Similar to Ireland’s mixed showings in the 2013 Autumn Internationals, France looked exactly what they are; a side in transition, under a new coach with vastly different ideals to his predecessor, who is attempting to repair the already shaky rapport they share with the Parisian rugby public.
This was no more so evident than in the passive manner in which they defended against a decidedly average Italian outfit. Say what you will about Philippe Saint Andre, but under his watch France were rarely opened up too easily and every yard gained came at a high physical toll.
Not so much in this nascent stage of the Noves era. France defence coach Gerald Bastide will have been eating his hat at the sight of his side missing 15 tackles and allowing the Italians seven line breaks. Such frailties cannot be eradicated in six days.
Conversely, and even without a nominal defence coach currently in the Irish set up, the systems employed by Les Kiss since 2008 are, at this point, committed to muscle memory by the Irish players. There are still relevant questions regarding the narrow way in which Ireland defend and, indeed, the French look strongest in the wide channels.
But Andrew Trimble and Dave Kearney are extremely aggressive operators, while France will require the contest to descend into an unruly state if they are to breach the Irish line with any regularity.
Kearney suggested mid-week that Ireland will target the unusually soft underbelly of the French rear guard.
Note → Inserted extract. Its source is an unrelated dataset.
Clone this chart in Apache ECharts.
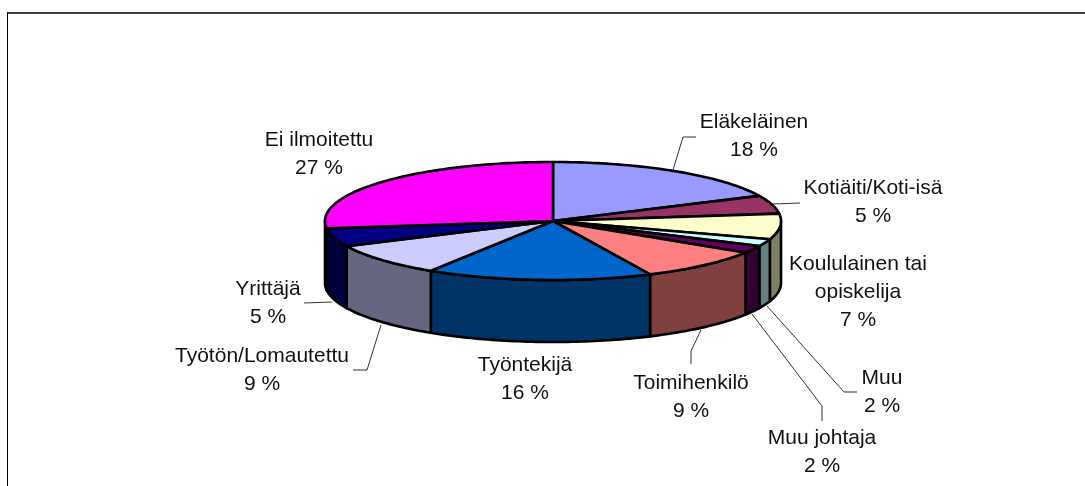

It might just be a case of maintaining structure for the visitors to prevail. Ireland made 156 tackles against Wales, without once conceding a line break.
While many in France and the wider rugby world rejoiced when Guy Noves was announced as Saint Andre’s successor, there were some who felt that he may have been given the job a decade too late. That, perhaps, the man who delivered four Heineken Cups at Toulouse, may just be a step out of touch with the methodology of the modern game.
When England out-half Toby Flood arrived at Toulouse he was left incredulous by the lack of pre-game analysis of upcoming opponents undertaken there. At heart Noves is an idealist, who instructs his players to play what they see and express themselves. It’s a lovely ideal, but not the most advisable manifesto for contemporary test rugby.
In contrast, Joe Schmidt takes meticulous preparation to a new level. A scrupulous eye for detail and, poignantly, weakness, is a hallmark of the Kiwi, who is without question one of most exacting and cerebral tacticians in the game. This may be a formative French group, but the former Leinster coach will know them top to bottom.
Johnny Sexton and Conor Murray did not look a million miles from their well-grooved best against Wales, particularly as the former played some of his best stuff since this time last year. On the field, the duo are the embodiment of Schmidt’s tactical machinations.
What’s more, they are now beginning a third World Cup cycle as a pairing. After so much time as a unit, their connection and ability to anticipate each other’s next move, will be nigh on subliminal. They can direct and marshal Ireland with a level of authority their opposite numbers simply cannot.
France out-half Jules Plisson has seven caps to his name and, at his club Stade Francais, often plays second fiddle to Morne Steyne. While scrum half Sebastien Bezy made his international debut against Italy last week. The disparity in experience could prove decisive.
More at stake for Ireland
While admirable, drawing with Wales last week has deprived Ireland of any wiggle room if they are to win a third successive championship. They simply must be victorious because England and Wales should beat Italy and Scotland, and then the task would become near impossible.
If the doom and gloom which was permeated the game in Ireland following the World Cup and the poor showing of the provinces in Europe is to be lifted, then a victory in Pairs would make an ample launch pad. It would mean Schmidt and co can go to Twickenham still unbeaten and with everything to play for.
France, on the other hand, are rebuilding, hoping for a return to those halcyon days of yore. Their squad is a callow one and Noves probably has a wide berth in ensuring his project peaks for Japan in 2019. Simply put, Ireland need it more.